PARIS (Reuters) - French telecoms group Orange ORAN.PA and its former CEO Didier Lombard were guilty of "moral harassment" that prompted a spate of suicides during a restructuring at the company in the late 2000s, a Paris court ruled on Friday.
The landmark ruling against the former telecoms monopoly is bound to reverberate in French boardrooms as it could pave the way for other similar collective procedures.
The court sentenced Lombard to a year in jail, of which eight months will be suspended, and a 15,000 euros ($16,700) fine. Yet since that term is under two years and as Lombard does not present a danger to society, he will not spend time behind bars under French court rules.
The traumatic episode of workers’ deaths at the company in the late 2000s led to deep soul-searching over corporate culture in France.

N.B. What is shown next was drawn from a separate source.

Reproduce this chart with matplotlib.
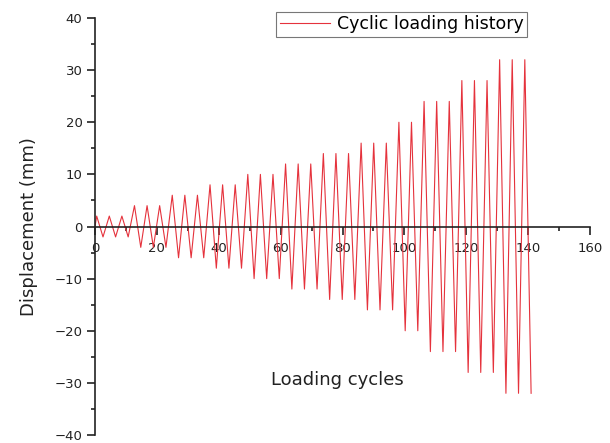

The court found Orange guilty of the same charge, and fined it 75,000 euros ($83,200).
“In financial terms, the sentence is light, but this is the first time a French company gets a criminal conviction for moral harassment and that is very bad in terms of reputation,” said a lawyer specialising in white-collar crime.
The lawyer, who declined to be named, added the ruling will be a major concern for other companies as it sets a precedent for corporate responsibility in moral harassment and employee burn-out cases.
Many individual managers have been convicted of harassment - and often fired as a result - but not companies themselves.
Orange, which in 2018 had core earnings of 3.3 billion euros ($3.66 billion), said it would not appeal the verdict.
Orange has previously acknowledged the suffering expressed by victims and recognised there may have been management errors in implementing the restructuring plan but denies there was any systemic plan or intention to harass employees.
Prosecutors argued that some of the methods employed in a deep restructuring of the company, then known as France Telecom, after privatisation prompted a wave of suicides.
Lombard, 77, and three other former Orange executives also accused of “moral harassment” have denied any wrongdoing and said the restructuring plan was an economic necessity.
Orange used the last day of the trial in July to offer compensation to victims and relatives of those who died. The presiding judge estimated that claims for compensation so far were about 2 million euros ($2.25 million).
The case centres around a drive by the former state monopoly to shed 22,000 jobs and redeploy another 10,000 as it adapted to competition in the private sector.
In a country where workers employed on state contracts expect jobs for life and employees in both private and public sectors enjoy strong labour law protection, unions alleged that management sought ways to encourage workers to quit or accept reassignment.
Prosecutors listed at least 18 suicides and 13 suicide attempts between April 2008 and June 2010. According to union records, one employee stabbed himself in the stomach during a staff meeting and one woman threw herself out of a window.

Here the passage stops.